От свежего воздуха у меня закружилась голова. Недвижно стояли тёмные ели. Ещё существует какой-то другой мир, кроме палатки! Я побежала к блиндажу командира, потому что не знала, где сейчас врач. «Не успеешь, не успеешь, не успеешь», — шептал мне кто-то в ухо. Я добежала до командирского блиндажа и с разбегу толкнула дверь. Блиндаж был пуст.
«Наверно, он где-нибудь в палатках», — мелькнуло у меня в голове, а тот же проклятый голос шептал мне в ухо: «Там уже всё кончено, ведь это шок».
Я услышала шум автомобильного мотора.

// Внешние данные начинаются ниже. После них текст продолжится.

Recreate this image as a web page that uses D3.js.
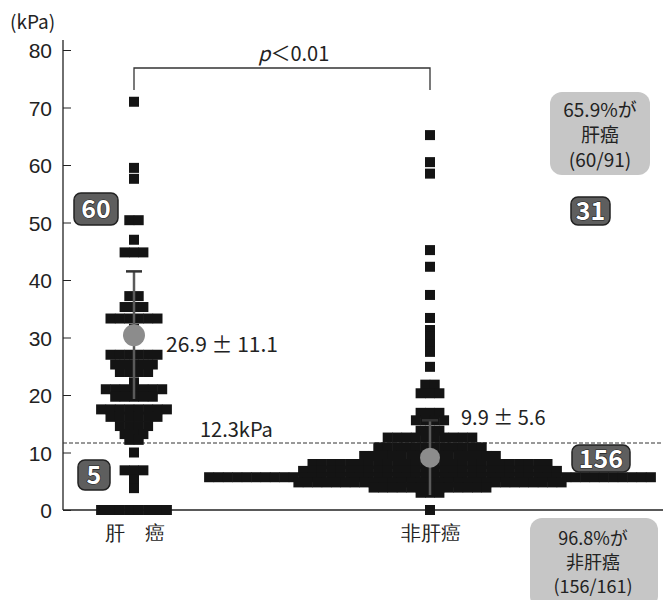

Прямо из леса, ломая придорожные сучья, выехала машина-«санитарка». Машина подъехала к блиндажу, дверцы кабины открылись, и оттуда вышел Андрей Фёдорович. И тогда меня разом оставили все силы, я, точно девчонка, разрыдалась, бросилась к Андрею Фёдоровичу и, схватив его за плечи, закричала:
— Скорее, ради бога скорее! Там Саша, Саша, он умирает!
…С тех пор прошло четыре часа. Ему два раза вводили физиологический раствор, глюкозу с инсулином, сделали переливание крови. Сейчас он лежит в шоковой палате, обложенный грелками. Андрей Фёдорович там. Моя смена кончилась, и Андрей Фёдорович запретил мне идти в шоковую палату. Сейчас жизнь Саши в его руках…
Я совершенно спокойна, хотя не уверена, будет ли он жить, ведь я знаю, сама медик. И всё-таки не могу больше плакать, не могу кричать.
Я могу только думать. Думать о том, что всего лишь день назад была счастлива. Я знала, что он жив-здоров и что оба мы делаем то, что должны делать для того, чтобы в конце концов встретиться. Как это жутко, что очарование счастья ощущается особенно сильно, когда это счастье разбито. «Если он умрёт, я буду совсем одна, — подумала я, и тут же пришла другая мысль: — Как это я могла подумать: „Если он умрёт!..“».